Data segment

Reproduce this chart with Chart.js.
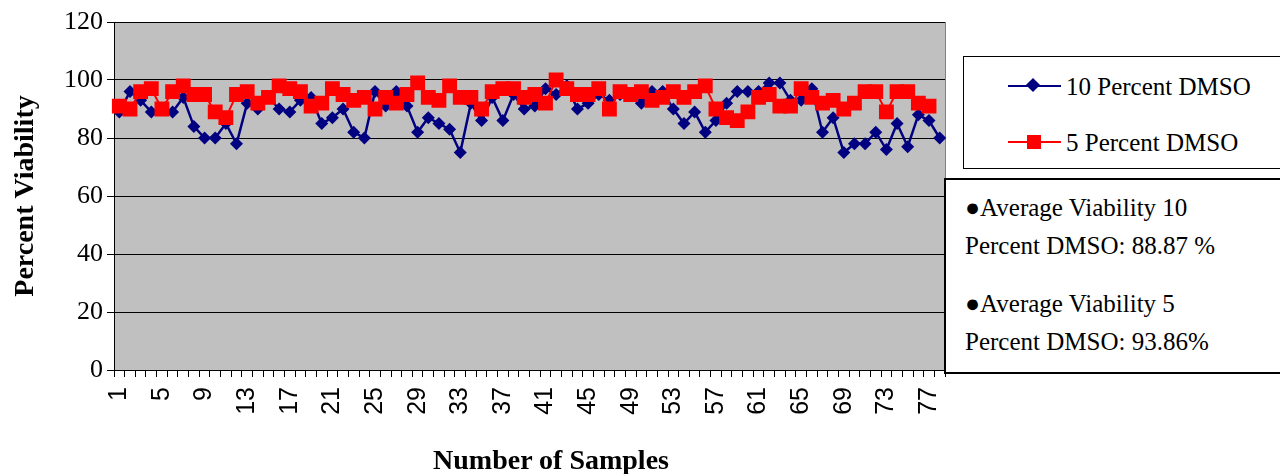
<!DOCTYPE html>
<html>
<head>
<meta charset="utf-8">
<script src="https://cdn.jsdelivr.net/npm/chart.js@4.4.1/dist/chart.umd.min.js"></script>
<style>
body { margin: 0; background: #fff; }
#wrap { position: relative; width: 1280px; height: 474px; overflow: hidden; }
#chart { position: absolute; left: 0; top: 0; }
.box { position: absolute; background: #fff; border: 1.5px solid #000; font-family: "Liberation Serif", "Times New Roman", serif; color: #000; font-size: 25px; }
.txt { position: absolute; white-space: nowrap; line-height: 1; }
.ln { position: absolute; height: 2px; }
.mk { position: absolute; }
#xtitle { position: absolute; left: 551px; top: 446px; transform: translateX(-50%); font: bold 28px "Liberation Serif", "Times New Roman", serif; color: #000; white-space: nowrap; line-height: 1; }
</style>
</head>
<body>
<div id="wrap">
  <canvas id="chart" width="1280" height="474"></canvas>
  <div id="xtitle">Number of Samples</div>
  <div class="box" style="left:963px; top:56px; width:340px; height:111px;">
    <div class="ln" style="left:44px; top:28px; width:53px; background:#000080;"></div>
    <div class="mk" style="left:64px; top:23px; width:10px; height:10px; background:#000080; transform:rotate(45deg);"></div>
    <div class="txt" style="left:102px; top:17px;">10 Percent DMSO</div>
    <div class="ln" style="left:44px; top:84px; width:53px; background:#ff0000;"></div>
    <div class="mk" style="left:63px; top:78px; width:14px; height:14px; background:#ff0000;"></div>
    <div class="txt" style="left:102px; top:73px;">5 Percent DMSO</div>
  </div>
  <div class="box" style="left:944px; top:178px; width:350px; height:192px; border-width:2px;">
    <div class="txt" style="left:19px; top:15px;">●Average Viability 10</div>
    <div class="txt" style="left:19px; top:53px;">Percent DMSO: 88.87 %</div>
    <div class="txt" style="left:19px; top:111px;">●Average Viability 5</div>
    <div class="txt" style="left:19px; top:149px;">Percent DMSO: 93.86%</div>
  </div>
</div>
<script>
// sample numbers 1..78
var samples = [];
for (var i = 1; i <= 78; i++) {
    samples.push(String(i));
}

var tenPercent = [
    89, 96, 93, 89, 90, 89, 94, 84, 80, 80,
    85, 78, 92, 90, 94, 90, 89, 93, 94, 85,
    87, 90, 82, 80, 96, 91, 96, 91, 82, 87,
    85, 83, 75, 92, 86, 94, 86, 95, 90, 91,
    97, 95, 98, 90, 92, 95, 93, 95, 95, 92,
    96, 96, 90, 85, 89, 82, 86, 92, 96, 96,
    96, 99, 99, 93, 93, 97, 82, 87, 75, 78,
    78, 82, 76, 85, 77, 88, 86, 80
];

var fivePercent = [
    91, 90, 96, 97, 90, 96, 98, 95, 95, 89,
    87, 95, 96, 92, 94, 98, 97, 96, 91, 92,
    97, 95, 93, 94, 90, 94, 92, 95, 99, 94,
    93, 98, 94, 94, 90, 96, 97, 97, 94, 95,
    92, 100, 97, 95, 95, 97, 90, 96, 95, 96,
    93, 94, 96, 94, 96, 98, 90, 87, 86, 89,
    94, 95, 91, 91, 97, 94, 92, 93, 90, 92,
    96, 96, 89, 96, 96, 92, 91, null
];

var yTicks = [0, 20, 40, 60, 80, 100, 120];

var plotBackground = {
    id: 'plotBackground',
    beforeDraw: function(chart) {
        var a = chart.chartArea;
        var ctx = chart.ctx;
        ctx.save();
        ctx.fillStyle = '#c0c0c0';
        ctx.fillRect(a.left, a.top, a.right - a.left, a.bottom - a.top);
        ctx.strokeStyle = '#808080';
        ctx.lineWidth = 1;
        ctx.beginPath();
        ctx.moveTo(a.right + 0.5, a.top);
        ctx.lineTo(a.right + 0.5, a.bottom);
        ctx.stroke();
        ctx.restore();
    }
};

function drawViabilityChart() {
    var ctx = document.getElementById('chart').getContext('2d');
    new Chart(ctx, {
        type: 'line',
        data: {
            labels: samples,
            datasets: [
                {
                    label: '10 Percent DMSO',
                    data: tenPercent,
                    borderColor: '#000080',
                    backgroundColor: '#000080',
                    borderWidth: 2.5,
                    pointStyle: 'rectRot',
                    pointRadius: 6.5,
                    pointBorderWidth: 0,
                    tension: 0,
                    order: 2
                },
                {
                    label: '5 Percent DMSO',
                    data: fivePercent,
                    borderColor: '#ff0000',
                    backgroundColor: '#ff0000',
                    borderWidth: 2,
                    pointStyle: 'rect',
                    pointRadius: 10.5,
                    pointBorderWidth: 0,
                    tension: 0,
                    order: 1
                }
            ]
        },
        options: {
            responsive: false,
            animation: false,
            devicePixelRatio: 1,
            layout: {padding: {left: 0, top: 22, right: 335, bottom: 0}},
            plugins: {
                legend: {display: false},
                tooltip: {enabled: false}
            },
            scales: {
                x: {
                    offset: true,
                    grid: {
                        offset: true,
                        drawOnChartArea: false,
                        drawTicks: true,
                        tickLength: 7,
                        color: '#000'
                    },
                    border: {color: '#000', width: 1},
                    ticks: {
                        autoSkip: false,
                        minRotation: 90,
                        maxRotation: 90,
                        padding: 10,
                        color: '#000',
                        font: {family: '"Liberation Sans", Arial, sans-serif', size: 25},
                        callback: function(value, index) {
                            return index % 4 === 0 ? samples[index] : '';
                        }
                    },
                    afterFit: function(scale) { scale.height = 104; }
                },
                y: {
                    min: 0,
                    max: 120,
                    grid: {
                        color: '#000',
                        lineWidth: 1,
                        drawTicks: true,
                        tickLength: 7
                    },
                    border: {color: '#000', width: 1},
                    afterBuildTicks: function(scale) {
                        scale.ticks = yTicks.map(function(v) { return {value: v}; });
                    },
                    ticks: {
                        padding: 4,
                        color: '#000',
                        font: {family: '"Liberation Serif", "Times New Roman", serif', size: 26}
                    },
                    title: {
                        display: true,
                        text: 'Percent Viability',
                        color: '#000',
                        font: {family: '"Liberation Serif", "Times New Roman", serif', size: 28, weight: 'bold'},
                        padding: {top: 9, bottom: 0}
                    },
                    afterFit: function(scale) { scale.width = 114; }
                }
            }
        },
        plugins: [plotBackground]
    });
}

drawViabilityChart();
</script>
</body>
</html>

Your instructions
In your copy, leave out the pictures and reproduce the material above exactly.

Solution to the problem
Reproduce this chart with Chart.js.
<!DOCTYPE html>
<html>
<head>
<meta charset="utf-8">
<script src="https://cdn.jsdelivr.net/npm/chart.js@4.4.1/dist/chart.umd.min.js"></script>
<style>
body { margin: 0; background: #fff; }
#wrap { position: relative; width: 1280px; height: 474px; overflow: hidden; }
#chart { position: absolute; left: 0; top: 0; }
.box { position: absolute; background: #fff; border: 1.5px solid #000; font-family: "Liberation Serif", "Times New Roman", serif; color: #000; font-size: 25px; }
.txt { position: absolute; white-space: nowrap; line-height: 1; }
.ln { position: absolute; height: 2px; }
.mk { position: absolute; }
#xtitle { position: absolute; left: 551px; top: 446px; transform: translateX(-50%); font: bold 28px "Liberation Serif", "Times New Roman", serif; color: #000; white-space: nowrap; line-height: 1; }
</style>
</head>
<body>
<div id="wrap">
  <canvas id="chart" width="1280" height="474"></canvas>
  <div id="xtitle">Number of Samples</div>
  <div class="box" style="left:963px; top:56px; width:340px; height:111px;">
    <div class="ln" style="left:44px; top:28px; width:53px; background:#000080;"></div>
    <div class="mk" style="left:64px; top:23px; width:10px; height:10px; background:#000080; transform:rotate(45deg);"></div>
    <div class="txt" style="left:102px; top:17px;">10 Percent DMSO</div>
    <div class="ln" style="left:44px; top:84px; width:53px; background:#ff0000;"></div>
    <div class="mk" style="left:63px; top:78px; width:14px; height:14px; background:#ff0000;"></div>
    <div class="txt" style="left:102px; top:73px;">5 Percent DMSO</div>
  </div>
  <div class="box" style="left:944px; top:178px; width:350px; height:192px; border-width:2px;">
    <div class="txt" style="left:19px; top:15px;">●Average Viability 10</div>
    <div class="txt" style="left:19px; top:53px;">Percent DMSO: 88.87 %</div>
    <div class="txt" style="left:19px; top:111px;">●Average Viability 5</div>
    <div class="txt" style="left:19px; top:149px;">Percent DMSO: 93.86%</div>
  </div>
</div>
<script>
// sample numbers 1..78
var samples = [];
for (var i = 1; i <= 78; i++) {
    samples.push(String(i));
}

var tenPercent = [
    89, 96, 93, 89, 90, 89, 94, 84, 80, 80,
    85, 78, 92, 90, 94, 90, 89, 93, 94, 85,
    87, 90, 82, 80, 96, 91, 96, 91, 82, 87,
    85, 83, 75, 92, 86, 94, 86, 95, 90, 91,
    97, 95, 98, 90, 92, 95, 93, 95, 95, 92,
    96, 96, 90, 85, 89, 82, 86, 92, 96, 96,
    96, 99, 99, 93, 93, 97, 82, 87, 75, 78,
    78, 82, 76, 85, 77, 88, 86, 80
];

var fivePercent = [
    91, 90, 96, 97, 90, 96, 98, 95, 95, 89,
    87, 95, 96, 92, 94, 98, 97, 96, 91, 92,
    97, 95, 93, 94, 90, 94, 92, 95, 99, 94,
    93, 98, 94, 94, 90, 96, 97, 97, 94, 95,
    92, 100, 97, 95, 95, 97, 90, 96, 95, 96,
    93, 94, 96, 94, 96, 98, 90, 87, 86, 89,
    94, 95, 91, 91, 97, 94, 92, 93, 90, 92,
    96, 96, 89, 96, 96, 92, 91, null
];

var yTicks = [0, 20, 40, 60, 80, 100, 120];

var plotBackground = {
    id: 'plotBackground',
    beforeDraw: function(chart) {
        var a = chart.chartArea;
        var ctx = chart.ctx;
        ctx.save();
        ctx.fillStyle = '#c0c0c0';
        ctx.fillRect(a.left, a.top, a.right - a.left, a.bottom - a.top);
        ctx.strokeStyle = '#808080';
        ctx.lineWidth = 1;
        ctx.beginPath();
        ctx.moveTo(a.right + 0.5, a.top);
        ctx.lineTo(a.right + 0.5, a.bottom);
        ctx.stroke();
        ctx.restore();
    }
};

function drawViabilityChart() {
    var ctx = document.getElementById('chart').getContext('2d');
    new Chart(ctx, {
        type: 'line',
        data: {
            labels: samples,
            datasets: [
                {
                    label: '10 Percent DMSO',
                    data: tenPercent,
                    borderColor: '#000080',
                    backgroundColor: '#000080',
                    borderWidth: 2.5,
                    pointStyle: 'rectRot',
                    pointRadius: 6.5,
                    pointBorderWidth: 0,
                    tension: 0,
                    order: 2
                },
                {
                    label: '5 Percent DMSO',
                    data: fivePercent,
                    borderColor: '#ff0000',
                    backgroundColor: '#ff0000',
                    borderWidth: 2,
                    pointStyle: 'rect',
                    pointRadius: 10.5,
                    pointBorderWidth: 0,
                    tension: 0,
                    order: 1
                }
            ]
        },
        options: {
            responsive: false,
            animation: false,
            devicePixelRatio: 1,
            layout: {padding: {left: 0, top: 22, right: 335, bottom: 0}},
            plugins: {
                legend: {display: false},
                tooltip: {enabled: false}
            },
            scales: {
                x: {
                    offset: true,
                    grid: {
                        offset: true,
                        drawOnChartArea: false,
                        drawTicks: true,
                        tickLength: 7,
                        color: '#000'
                    },
                    border: {color: '#000', width: 1},
                    ticks: {
                        autoSkip: false,
                        minRotation: 90,
                        maxRotation: 90,
                        padding: 10,
                        color: '#000',
                        font: {family: '"Liberation Sans", Arial, sans-serif', size: 25},
                        callback: function(value, index) {
                            return index % 4 === 0 ? samples[index] : '';
                        }
                    },
                    afterFit: function(scale) { scale.height = 104; }
                },
                y: {
                    min: 0,
                    max: 120,
                    grid: {
                        color: '#000',
                        lineWidth: 1,
                        drawTicks: true,
                        tickLength: 7
                    },
                    border: {color: '#000', width: 1},
                    afterBuildTicks: function(scale) {
                        scale.ticks = yTicks.map(function(v) { return {value: v}; });
                    },
                    ticks: {
                        padding: 4,
                        color: '#000',
                        font: {family: '"Liberation Serif", "Times New Roman", serif', size: 26}
                    },
                    title: {
                        display: true,
                        text: 'Percent Viability',
                        color: '#000',
                        font: {family: '"Liberation Serif", "Times New Roman", serif', size: 28, weight: 'bold'},
                        padding: {top: 9, bottom: 0}
                    },
                    afterFit: function(scale) { scale.width = 114; }
                }
            }
        },
        plugins: [plotBackground]
    });
}

drawViabilityChart();
</script>
</body>
</html>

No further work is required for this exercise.